Наступившую паузу я использовал как приглашение к короткому докладу сперва о туфовых постройках римлян в сотых — пятидесятых годах до рождества Христова.
— По сей день между Плайдтом и Крецем можно обнаружить подземные штольни с нацарапанными на латинском языке надписями римских рудокопов.
А потом, пока он полировал, я в перерывах заговорил о пенистых лавах.
— Пенистые лавы геологически относятся к пористым туфам, полезным ископаемым Лааха…
Дантист сказал:
— Добросовестная полировка дает гарантию того, что самый верхний слой зубной эмали сохранится…
Я рассказывал о среднем галоцене, о белых туфах и о вкрапленных в них лёссовых скоплениях; он еще раз указал на мои обнаженные шейки зубов и возвестил:
— Вот, дело сделано, мой милый. А теперь возьмите-ка зеркало…
На вопрос моего зубного врача: «Ну что вы сейчас скажете?» — мне не оставалось ничего иного, как ответить: «Замечательно, просто замечательно».

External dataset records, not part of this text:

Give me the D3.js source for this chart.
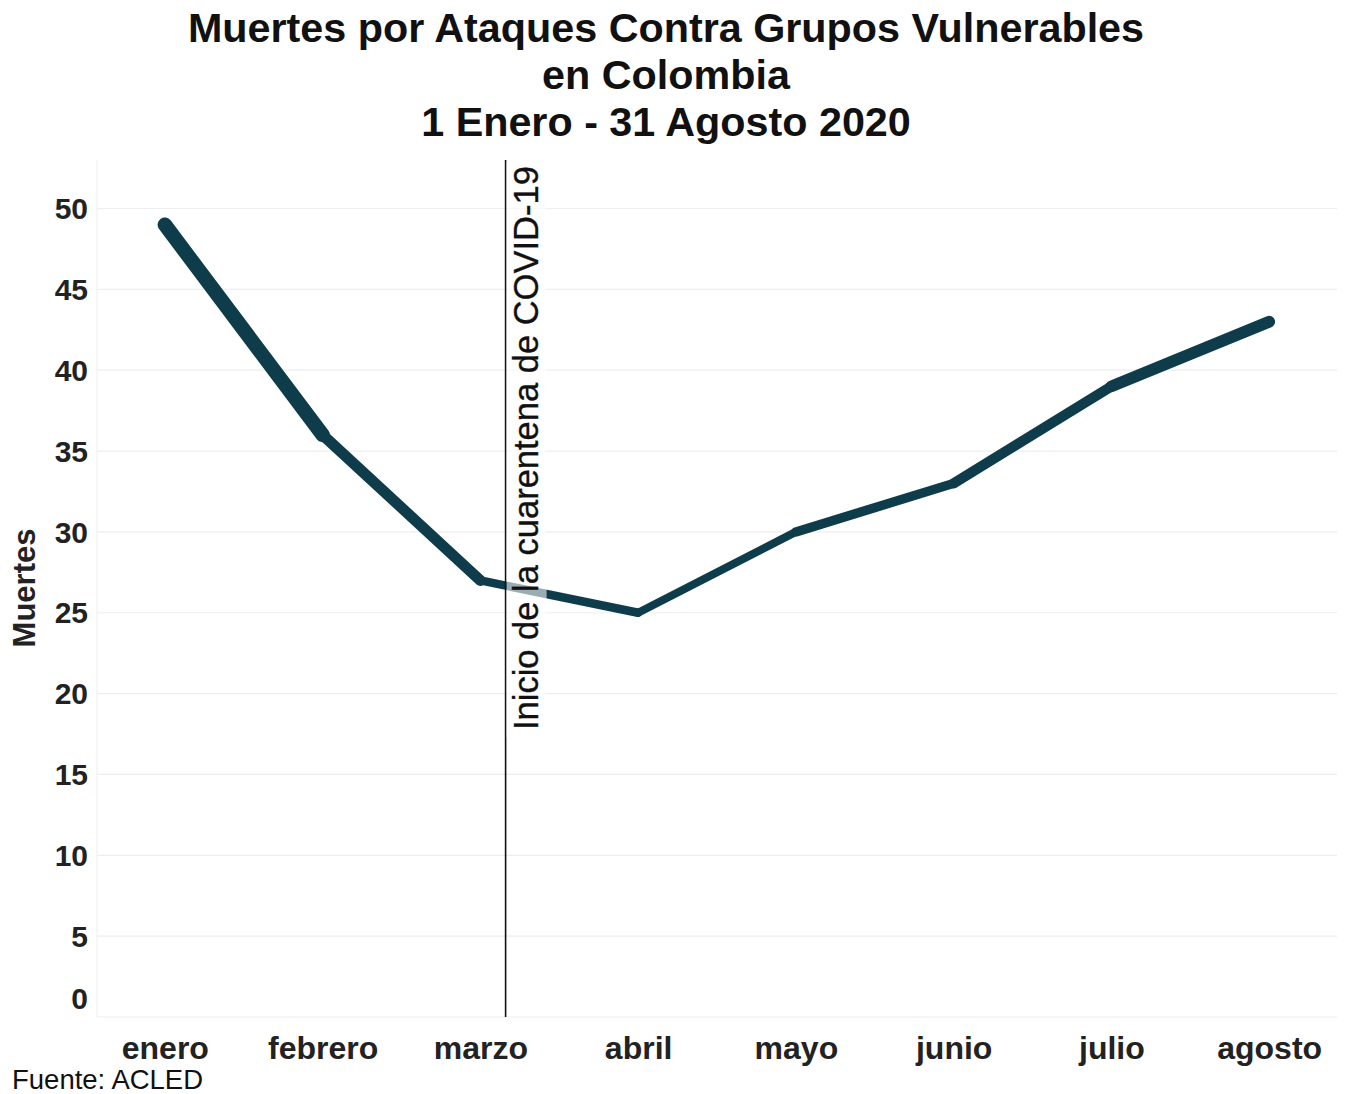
<!DOCTYPE html>
<html><head><meta charset="utf-8">
<script src="https://cdn.jsdelivr.net/npm/d3@7"></script>
<style>body{margin:0;background:#fff}svg{display:block}text{font-family:"Liberation Sans",Arial,sans-serif}</style>
</head><body>
<script>
const months = ["enero","febrero","marzo","abril","mayo","junio","julio","agosto"];
const deaths = [49,36,27,25,30,33,39,43];
const yTicks = [0,5,10,15,20,25,30,35,40,45,50];
const quarantineIndex = 2.16;
const titleLines = ["Muertes por Ataques Contra Grupos Vulnerables","en Colombia","1 Enero - 31 Agosto 2020"];
const annotation = "Inicio de la cuarentena de COVID-19";

const W=1345,H=1094;
const svg=d3.select("body").append("svg").attr("width",W).attr("height",H);
const L=97,R=1337,T=160,B=1017;
const x=d3.scalePoint().domain(months).range([L,R]).padding(0.43);
const xc=d3.scaleLinear().domain([0,months.length-1]).range([x(months[0]),x(months[months.length-1])]);
const y=d3.scaleLinear().domain([0,53]).range([B,T]);
const w=d3.scaleLinear().domain([25,49]).range([8,14.5]);
const color="#0e3c4b";

// title
svg.append("g").selectAll("text").data(titleLines).join("text")
  .attr("x",666).attr("y",(d,i)=>42+i*47).attr("text-anchor","middle")
  .attr("font-size",41.3).attr("font-weight","bold").attr("fill","#111").text(d=>d);

// grid
svg.append("g").selectAll("line").data(yTicks).join("line")
  .attr("x1",L).attr("x2",R).attr("y1",d=>y(d)).attr("y2",d=>y(d))
  .attr("stroke","#eeeeee").attr("stroke-width",1.2);
svg.append("line").attr("x1",L).attr("x2",L).attr("y1",T).attr("y2",B).attr("stroke","#f2f2f2").attr("stroke-width",1.2);

// y axis
const ya=svg.append("g").attr("transform",`translate(${L-9},0)`)
  .call(d3.axisLeft(y).tickValues(yTicks).tickSize(0).tickPadding(0));
ya.select(".domain").remove();
ya.selectAll("text").attr("font-size",30).attr("font-weight","bold").attr("fill","#222")
  .attr("font-family","Liberation Sans, Arial, sans-serif")
  .attr("dy",d=>d===0?"-0.3em":"0.34em");

// x axis
const xa=svg.append("g").attr("transform",`translate(0,${B})`)
  .call(d3.axisBottom(x).tickSize(0).tickPadding(0));
xa.select(".domain").remove();
xa.selectAll("text").attr("font-size",32).attr("font-weight","bold").attr("fill","#222")
  .attr("font-family","Liberation Sans, Arial, sans-serif").attr("dy","1.3em");

// y title
svg.append("text").attr("transform","translate(35,588) rotate(-90)").attr("text-anchor","middle")
  .attr("font-size",31).attr("font-weight","bold").attr("fill","#222").text("Muertes");

// line segments with varying width
const segs=deaths.slice(0,-1).map((v,i)=>({a:i,b:i+1,v}));
svg.append("g").selectAll("line").data(segs).join("line")
  .attr("x1",d=>x(months[d.a])).attr("y1",d=>y(deaths[d.a]))
  .attr("x2",d=>x(months[d.b])).attr("y2",d=>y(deaths[d.b]))
  .attr("stroke",color).attr("stroke-width",d=>w(d.v)).attr("stroke-linecap","round");

// vline
const vx=xc(quarantineIndex);
svg.append("line").attr("x1",vx).attr("x2",vx).attr("y1",T).attr("y2",B).attr("stroke","#111").attr("stroke-width",1.6);
svg.append("rect").attr("x",vx+1).attr("y",T+2).attr("width",40).attr("height",575)
  .attr("fill","#fff").attr("opacity",0.58);
svg.append("text").attr("transform",`translate(${vx+32},730) rotate(-90)`).attr("text-anchor","start")
  .attr("font-size",34.5).attr("fill","#111").attr("stroke","#111").attr("stroke-width",0.35).text(annotation);

// source
svg.append("text").attr("x",12).attr("y",1089).attr("font-size",27.5).attr("fill","#111").text("Fuente: ACLED");
</script>
</body></html>
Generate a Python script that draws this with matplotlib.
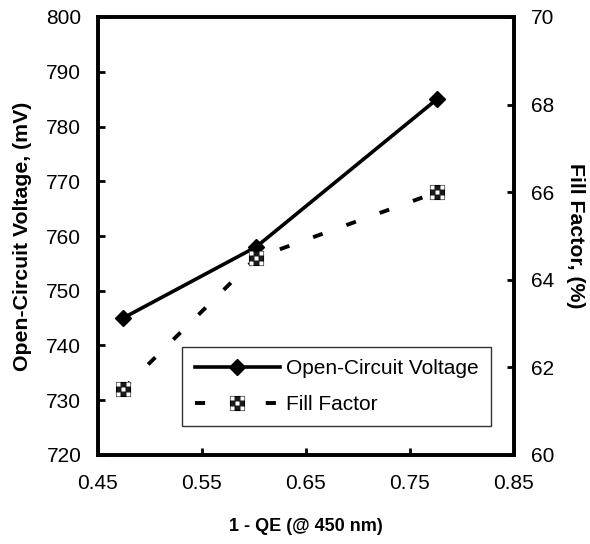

Тем временем он ретировался за рентгеновский аппарат, а помощница начала делать снимок за снимком, словно хотела устроить междусобойчик с демонстрацией диапозитивов. Снимки показали смутно обрисованные неровные зубы мудрости. Только промежутки в области коренных зубов, слева, справа… наверху, внизу доказывали, что это именно мои зубы, доступные для обозрения. Я продолжал:
— Всего метровый слой перегноя отделяет нас от туфовых пород.